On Jul 6, 2017, 11:56 PM -0700, Mark Andrews <marka@isc.org>, wrote:
> > > Or you could stop trying to reinforce the myth that new RR types
> > > are hard to deploy. They really aren't.

Please stop trying to minimize the amount of work here. They really are. Not for you, but for the folks who make domain names available for use by non-technical types.

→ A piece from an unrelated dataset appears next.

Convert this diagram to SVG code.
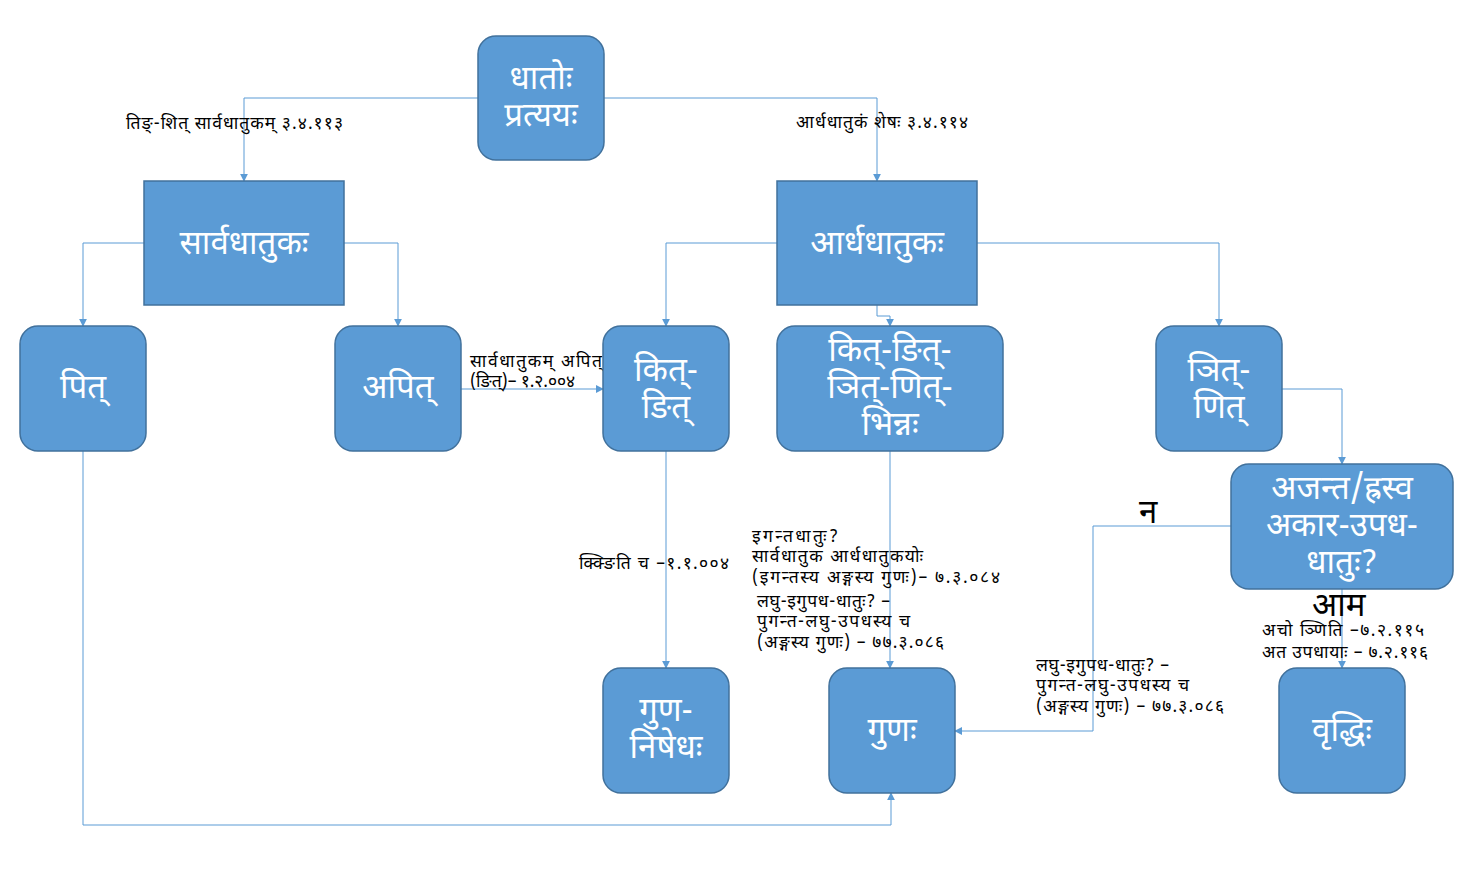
<svg xmlns="http://www.w3.org/2000/svg" width="1477" height="895" viewBox="0 0 1477 895">
<defs>
<marker id="ar" viewBox="0 0 10 10" refX="9" refY="5" markerWidth="8" markerHeight="8" markerUnits="userSpaceOnUse" orient="auto"><path d="M0,0 L10,5 L0,10 z" fill="#5B9BD5"/></marker>
<style>
.n{fill:#5B9BD5;stroke:#41719C;stroke-width:1.5}
.t{font-family:"Noto Sans Devanagari","Noto Sans","Lohit Devanagari",sans-serif;font-size:33px;fill:#fff;text-anchor:middle}
.l{font-family:"Noto Sans Devanagari","Noto Sans","Lohit Devanagari",sans-serif;font-size:17.5px;fill:#000}
.b{font-family:"Noto Sans Devanagari","Noto Sans","Lohit Devanagari",sans-serif;font-size:33px;fill:#000}
.c{fill:none;stroke:#5B9BD5;stroke-width:1;marker-end:url(#ar)}
</style>
</defs>
<rect width="1477" height="895" fill="#fff"/>
<g id="connectors">
<path class="c" d="M478,98 H244 V181"/>
<path class="c" d="M604,98 H877 V181"/>
<path class="c" d="M144,243 H83 V326"/>
<path class="c" d="M344,243 H398 V326"/>
<path class="c" d="M461,389 H603"/>
<path class="c" d="M777,243 H666 V326"/>
<path class="c" d="M877,305 V316 H890 V326"/>
<path class="c" d="M977,243 H1219 V326"/>
<path class="c" d="M1282,389 H1342 V464"/>
<path class="c" d="M666,451 V668"/>
<path class="c" d="M890,451 V668"/>
<path class="c" d="M1231,526 H1093 V731 H955"/>
<path class="c" d="M1342,589 V668"/>
<path class="c" d="M83,451 V825 H891 V793"/>
</g>
<g id="labels">
<text class="l" x="126" y="129" textLength="217" lengthAdjust="spacing">तिङ्-शित् सार्वधातुकम् ३.४.११३</text>
<text class="l" x="796" y="128" textLength="172" lengthAdjust="spacing">आर्धधातुकं शेषः ३.४.११४</text>
<text class="l" x="470" y="367" textLength="132" lengthAdjust="spacing">सार्वधातुकम् अपित्</text>
<text class="l" x="470" y="387" textLength="105" lengthAdjust="spacing">(ङित्)– १.२.००४</text>
<text class="l" x="579" y="569" textLength="150" lengthAdjust="spacing">क्क्ङिति च –१.१.००४</text>
<text class="l" x="752" y="542" textLength="86" lengthAdjust="spacing">इगन्तधातुः?</text>
<text class="l" x="752" y="562" textLength="171" lengthAdjust="spacing">सार्वधातुक आर्धधातुकयोः</text>
<text class="l" x="752" y="583" textLength="248" lengthAdjust="spacing">(इगन्तस्य अङ्गस्य गुणः)– ७.३.०८४</text>
<text class="l" x="757" y="607" textLength="133" lengthAdjust="spacing">लघु-इगुपध-धातुः? –</text>
<text class="l" x="757" y="627" textLength="153" lengthAdjust="spacing">पुगन्त-लघु-उपधस्य च</text>
<text class="l" x="757" y="648" textLength="187" lengthAdjust="spacing">(अङ्गस्य गुणः) – ७७.३.०८६</text>
<text class="l" x="1036" y="671" textLength="133" lengthAdjust="spacing">लघु-इगुपध-धातुः? –</text>
<text class="l" x="1036" y="691" textLength="153" lengthAdjust="spacing">पुगन्त-लघु-उपधस्य च</text>
<text class="l" x="1036" y="712" textLength="188" lengthAdjust="spacing">(अङ्गस्य गुणः) – ७७.३.०८६</text>
<text class="b" x="1139" y="523">न</text>
<text class="b" x="1312" y="616">आम</text>
<text class="l" x="1262" y="636" textLength="162" lengthAdjust="spacing">अचो ञ्णिति –७.२.११५</text>
<text class="l" x="1262" y="658" textLength="166" lengthAdjust="spacing">अत उपधायाः – ७.२.११६</text>
</g>
<g id="n-dhatoh"><rect class="n" x="478" y="36" width="126" height="124" rx="18"/><text class="t" x="541" y="89">धातोः</text><text class="t" x="541" y="126">प्रत्ययः</text></g>
<g id="n-sarva"><rect class="n" x="144" y="181" width="200" height="124"/><text class="t" x="244" y="254">सार्वधातुकः</text></g>
<g id="n-ardha"><rect class="n" x="777" y="181" width="200" height="124"/><text class="t" x="877" y="254">आर्धधातुकः</text></g>
<g id="n-pit"><rect class="n" x="20" y="326" width="126" height="125" rx="18"/><text class="t" x="83" y="398">पित्</text></g>
<g id="n-apit"><rect class="n" x="335" y="326" width="126" height="125" rx="18"/><text class="t" x="398" y="398">अपित्</text></g>
<g id="n-kit"><rect class="n" x="603" y="326" width="126" height="125" rx="18"/><text class="t" x="666" y="381">कित्-</text><text class="t" x="666" y="418">ङित्</text></g>
<g id="n-bhinna"><rect class="n" x="777" y="326" width="226" height="125" rx="18"/><text class="t" x="890" y="361">कित्-ङित्-</text><text class="t" x="890" y="398">ञित्-णित्-</text><text class="t" x="890" y="435">भिन्नः</text></g>
<g id="n-nit"><rect class="n" x="1156" y="326" width="126" height="125" rx="18"/><text class="t" x="1219" y="381">ञित्-</text><text class="t" x="1219" y="418">णित्</text></g>
<g id="n-ajanta"><rect class="n" x="1231" y="464" width="222" height="125" rx="18"/><text class="t" x="1342" y="499">अजन्त/ह्रस्व</text><text class="t" x="1342" y="536">अकार-उपध-</text><text class="t" x="1342" y="573">धातुः?</text></g>
<g id="n-gunanishedha"><rect class="n" x="603" y="668" width="126" height="125" rx="18"/><text class="t" x="666" y="721">गुण-</text><text class="t" x="666" y="758">निषेधः</text></g>
<g id="n-guna"><rect class="n" x="829" y="668" width="126" height="125" rx="18"/><text class="t" x="892" y="741">गुणः</text></g>
<g id="n-vrddhi"><rect class="n" x="1279" y="668" width="126" height="125" rx="18"/><text class="t" x="1342" y="741">वृद्धिः</text></g>
</svg>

> Then change domain hosting providers and tell them why or run you
> own master server or use a service which allows for dynamic updates
> which shouldn't care about the record types. There are plenty of
> DNS providers that will slave content.

The number of folks who even understand what you've written above, much less can actually do it, is insignificant in the context of seeing significant adoption of new RRs.

> As a DNS server vendor

You need to look at the wider world.

The DNS server side of deploying a new RR is the easiest part and while necessary, it's no where even close to sufficient to getting a new RR deployed. It's like trying to move the automobile industry to hydrogen fuel: building a car that runs on hydrogen is easy, relatively speaking. However to actually do anything useful with that car, you need need to modify the fuel delivery infrastructure, which is vastly harder, involves a vastly larger set of players, very few of which have any sort of financial incentive to make the change. Standard chicken-or-egg problem.

ICANN funded John Levine to develop https://metacpan.org/release/JRLEVINE/Net-DNS-Extlang-0.1 to try to make it easier to break the chicken-or-egg problem by hopefully giving the folks who provide the UIs by which domain names are managed by non-geeks better tools. However, that's just the first step -- the domain name managers still need to be encouraged to use them.  Pretending this is an easy problem isn't helping.